Saturday, May 5, 2012

Abravanel by Benzion Netanyahu

I thought I would investigate the scholarship of Israel's Prime Minister's father, Professor Benzion Netanyahu by reading his contribution on Don Yitzchak Abravanel.

After a brief overview and summary of Abravanel's life, the author evaluates Abravanel's thought as it manifests itself politically, historically and religiously.  He concludes that Abravanel fits really as a Medievalist than a man of the Renaissance.

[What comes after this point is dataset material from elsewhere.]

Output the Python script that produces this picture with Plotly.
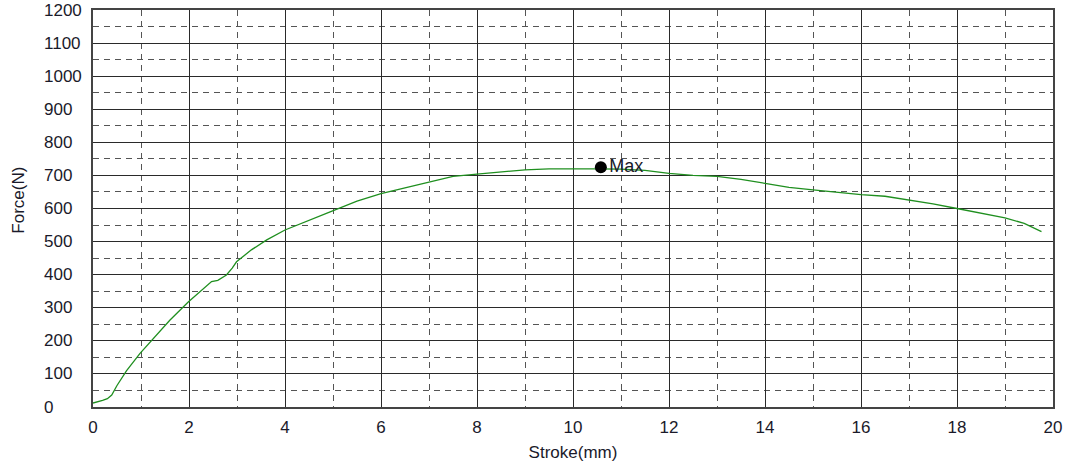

Abravanel's life was filled with tragedy: he flees his birthplace of Portugal because of a purge - he is accused of disloyalty, a claim that he vigorously denies even after there is no fear of retribution.  His service to King Ferdinand and Isabella is well received, however, Abravanel is unaware that the monarchy has been percolating to expel the Jewish people.  With masterful tact and diplomacy, Abravanel's appeal to cancel the decree of expulsion is unsuccessful.  For Don Yitzchak conversion is not an option, he decides to leave the realm with his family and brethren.  He goes to Naples and services the royal court but also has to leave and after of few other places he finally settles in Venice.

The salient features of Abravanel's scholarship was his anti-rational approach - he disagreed with Maimonides although he held Rav Saadia Gaon in very high esteem.  He generally adopted a mystical approach to history.  He developed a messianism that affected the generations that came after him. He did not believe in civil disobedience even if one suffered from an evil tyrant.  He advocated prayer, asking for the Almighty to remove the tyrant because everything comes from Gd.

Prof. Netanyahu believes that most of the conversos were not secret cryptic Jews; they willingly convert due to great persuasive tactics of the church through public sermons and public disputations.  The author sees Abravanel well versed in all the secular works of his age and places him squarely as a Medievalist and not on the verge of Modernity that brought on severe materialism and secularism.  Prof. Netanyahu does not evaluate Abravanel within the context of Jewish scholarship.   In Yeshivah circles, for example, Rabbi Chaim Dov Rabinovitz sees Abravanel's scholarly independence of the Sages as problematic.

I found this volume a fine critical analysis of one of Spanish Jewry great leaders at a very dark time of Jewish History.